Some of this material was already previously released in 2019. Nine of the home demos appeared on the Spying Through a Keyhole box, which presented the songs on four 7-inch records; The ‘Mercury’ Demos was an album’s worth of demos recorded for consideration by that record label. Pity the ardent Bowie fans who snapped up those releases when they were first issued, and now have to wrestle with whether or not to buy another box with the same material. Some might accuse the label of cynically double dipping the consumer.
But Conversation Piece does at least provide some previously unreleased material as well, beginning with the first three numbers in the set, demos likely recorded in early 1968 (the exact date unable to be pinned down): “April’s Tooth of Gold,” “The Reverend Raymond Brown (Attends the Garden Fete on Thatchwick Green),” and “When I’m Five.” Even the song titles reveal the influence of the Kinks and Syd Barrett on Bowie’s early work, and the music is just as whimsical as they suggest. This is Bowie wearing his influences on his sleeve, still seeking out a musical direction that will bear his own unique stamp.
Of course, “Space Oddity” would be that song, and this set gives you nine different versions of it. The most interesting are the four on the first disc, which reveal the song in the different stages of coming together. There’s an incomplete solo home demo that has Bowie sounding particularly plaintive. Three further demos cast the number as a duet, with John “Hutch” Hutchinson, Bowie’s band mate in his short-lived group Feathers. The lyrics aren’t finalized yet, but it’s the “duet” element that really makes the song different, giving it a more upbeat, folk-pop feeling, far from the final version’s more ethereal tone.
“This is a very bad tape recorder and microphone, but we’re going to do what we can with the material that we do now,” Bowie says apologetically at the beginning of The ‘Mercury’ Demos, hopefully adding that some of the numbers have “been considered as single material.” Hence, it’s understandable that “Space Oddity” would be placed up front. More intriguingly, the last song from the session is “Life is a Circus,” a Feathers number with fine harmonies that was never professionally recorded in any of Bowie’s future incarnations. There are early, stripped-down versions of songs later recorded for David Bowie (“Janine” and “I’m Not Quite,” which metamorphosed into “Letter to Hermione”), and a cover of Lesley Duncan’s “Love Song,” that Elton John was destined to have more success with. Had things turned out differently, Bowie and Hutch could’ve easily become another Simon and Garfunkel.
VIDEO: David Bowie “Space Oddity” (2019 Mix)

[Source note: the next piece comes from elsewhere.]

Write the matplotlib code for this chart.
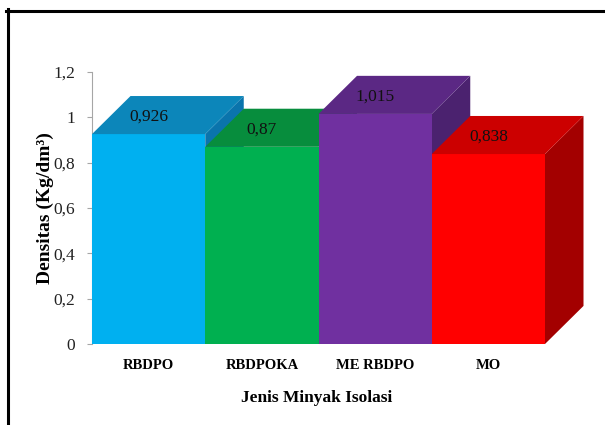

A radio session from May 1968, with Bowie backed by the Tony Visconti Orchestra, is bright and breezy. But in a subsequent session from October 1969, right before the release of David Bowie, he sounds invigorated and determined, finally staking his claim as a rock musician, a song like “Let Me Sleep Beside You” decidedly raw in comparison to such earlier foppery as “London Bye, Ta-Ta.”
The 2019 remix of David Bowie was done by the album’s original producer, Tony Visconti (though interestingly, Visconti had chosen not to produce “Space Oddity” back in 1969; he hadn’t liked the song, so Gus Dudgeon was brought in to produce it). In the set’s liner notes, he writes that he was glad to have another crack at mixing the album, finally able to have the time to unearth what he calls the “hidden gems of musicianship … a guitar twiddle here, a trombone blast there, Marc Bolan’s voice in a group choir, more detail in the big orchestral song ‘Wild Eye Boy From Freecloud.’” He’s given the record a strikingly different sound, much more robust, with all kinds of instruments and sounds being brought forward in the mix. There’s a much better balance too, in stark contrast to the original mix, which used the old-school stereo mode of vocals on the right channel, drums on the left. And “Conversation Piece,” cut from the original album for being yet another long number, has been restored to what Visconti says is its rightful place. Those for whom the original album is sacrosanct may find the new mix too “busy.” But the new mix (which is also available separately) takes what was always something of a lightweight recording and given it a welcome measure of heft.
The CDs are packaged in a beautiful white book — the white slipcase adds to the feeling that this is as much a piece of art as a box set — that’s as essential a part of this release as the music. There’s insightful commentary on the songs and a wealth of rare photos and reproductions of contemporaneous articles (though a better copy edit would’ve caught the errors; “it’s” instead of “its,” and an amusing reference to an “illusive hit” instead of “elusive”). Conversation Piece depicts David Bowie as he was finally finding his musical footing, ready for all the ch-ch-ch-changes that lay ahead.